Thanks for asking such an interesting question! I've never looked at this one before.
The case of Capital Cities Cable v. Crisp isn't one a lot of people have heard of. Basically, it goes down like this:
- The state of Oklahoma wants to discourage drinking and bans alcohol advertisements on TV.
- Alcohol advertisements are broadcast over cable on transmissions that come from other states that don't have the ban.
- Oklahoma says that the cable companies must filter out the advertisements before broadcast.

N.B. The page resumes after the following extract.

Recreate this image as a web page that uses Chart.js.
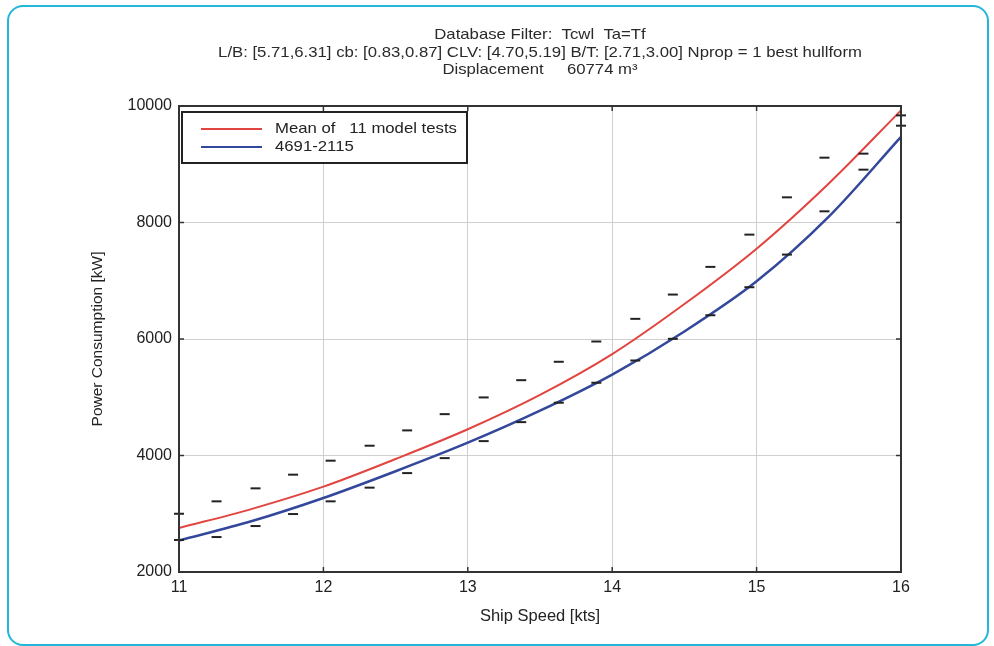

- Cable companies get mad and sue.
At heart is a constitutional question regarding the 1st, 14th, and 22nd amendments. The cable companies argued that, beyond all other issues, the transmission of cable signals between states is a Federal issue regulated by the Federal government's FCC and that this fact trumps any state law restricting the cable company.
The cable company wins.
The court held the following:
- While the 21st Amendment does give states the power to regulate the sale and distribution of alcohol, this power does not trump other constitutional rights and is not absolute,
- The state allowed other forms of alcohol advertising, such as print, and so the cable companies were being unfairly targeted,
- The state allowed beer commercials to be aired over broadcast networks.
In short, the state could not make a good argument that it was regulating alcohol use in Oklahoma because it was doing so on such a narrow front. Even were it a broader effort, the Federal government's interest in promoting "diverse cable services" would trump it.